Согласно Рубину, именно поэтому Англия и Голландская республика после Реформации пошли в отрыв, в то время как такие страны, как католическая Испания, остались позади, несмотря на колоссальный приток серебра и золота из Нового Света. Кантони, Диттмар и Юхтман (Cantoni, Dittmar and Yuchtman, 2018) обнаруживают подобный же переход власти от религиозной элиты к светской после Реформации в Германии. Они показывают, что выпускники университетов в протестантских регионах чаще работали в государственном секторе, а строительство сместилось от религиозных к общественным и административным зданиям. Это означало, что в распоряжении протестантских правителей была большая группа компетентных бюрократов. Одновременно с выросшей бюрократизацией протестантских государств произошел сдвиг в юридическом мышлении от религиозного к светскому. Протестанты отнесли религиозное право к духовным делам, предоставив государству решать мирские вопросы (Berman, 2003). В совокупности эти изменения помогли заложить основы бюрократической организации и юридического формализма, которые являются отличительными чертами современного государства, особенно в Северной и Центральной Европе. В отличие от теории Вебера, эти объяснения имеют мало отношения к содержанию протестантской доктрины, а вместо этого сосредоточены на той роли, которую религия играла (или перестала играть) в политике.
Является ли ислам причиной экономической стагнации на Ближнем Востоке?
Если протестантизм был полезен для роста (по какой бы то ни было причине), то могли ли другие религии негативно на него влиять? Ответ зависит от времени и места, и маловероятно, чтобы какая-то одна религия была неизменно вредна для экономического роста. Например, может, в последние несколько столетий и существовала отрицательная корреляция между присутствием ислама и экономическим развитием (рис. 4.2), но так было не всегда. В золотой век ислама – примерно с VII по X век – исламский Ближний Восток намного опережал Западную Европу по богатству, технологиям и культуре. Одним из признаков экономического превосходства ислама было то, что Ближний Восток был гораздо более урбанизированным (см. таблицу 4.1). Городское население может быть большим только в том случае, если в избытке продовольствие, кроме того, обычно в городских районах процветают рынки и торговля. Поэтому трудно принять теории экономического роста, которые обвиняют некоторые аспекты ислама, такие как его «консервативный» или «мистический» характер (Weber, 1978; Вебер, 2016; Landes, 1998; Lewis, 2002; Льюис, 2003), но при этом не объясняют превосходство мусульманского мира, существовавшее в первые столетия после распространения ислама.

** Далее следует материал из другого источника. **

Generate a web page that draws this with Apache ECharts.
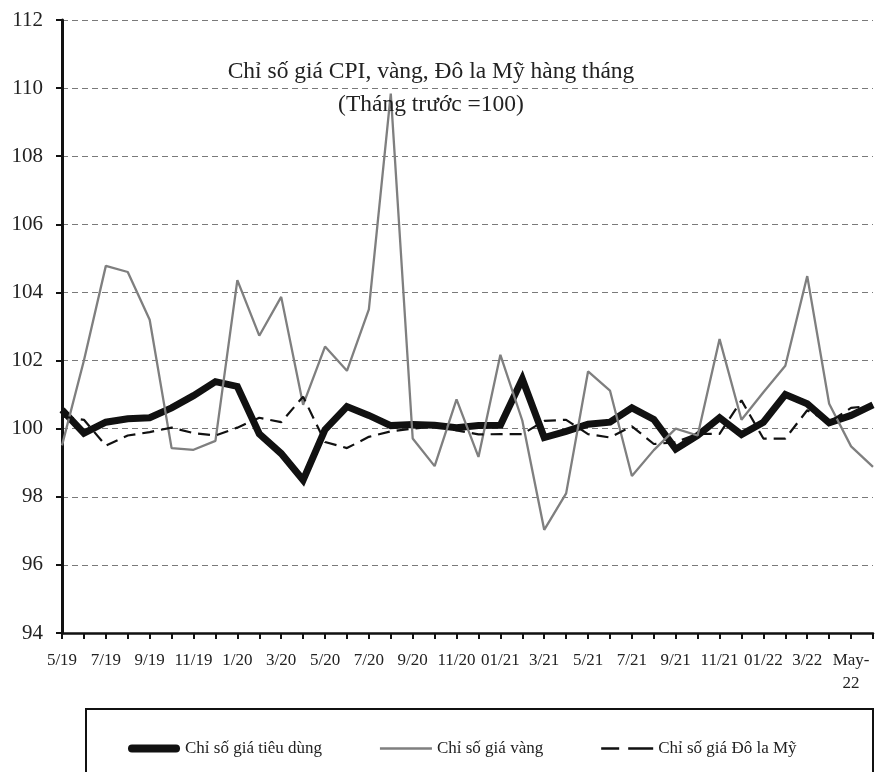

Это не означает, что мы должны автоматически отвергнуть теории, которые приписывают экономический рост – или его отсутствие – исламу. Исламское право охватывало многочисленные аспекты коммерческой жизни и действовало во многих государствах Ближнего Востока. Если секуляризация права могла привести к экономическому росту в протестантских странах, то могло ли религиозное право способствовать экономической стагнации на Ближнем Востоке? Тимур Куран утверждает, что это так и было, но по причинам более тонким, чем «религиозное право – это плохо, светское право – хорошо» (Kuran, 2011). Куран утверждает, что многие аспекты исламского права были прогрессивными и способствовали экономическому росту в контексте VII–X веков, в котором они и возникли. Среди этих особенностей – относительно эгалитарная система наследования, обширный корпус норм, регулирующих партнерства, и законы о трастах (вакуф). Почему эти нормы, которые хорошо послужили экономике Ближнего Востока во времена золотого века ислама, могли быть и источником стагнации?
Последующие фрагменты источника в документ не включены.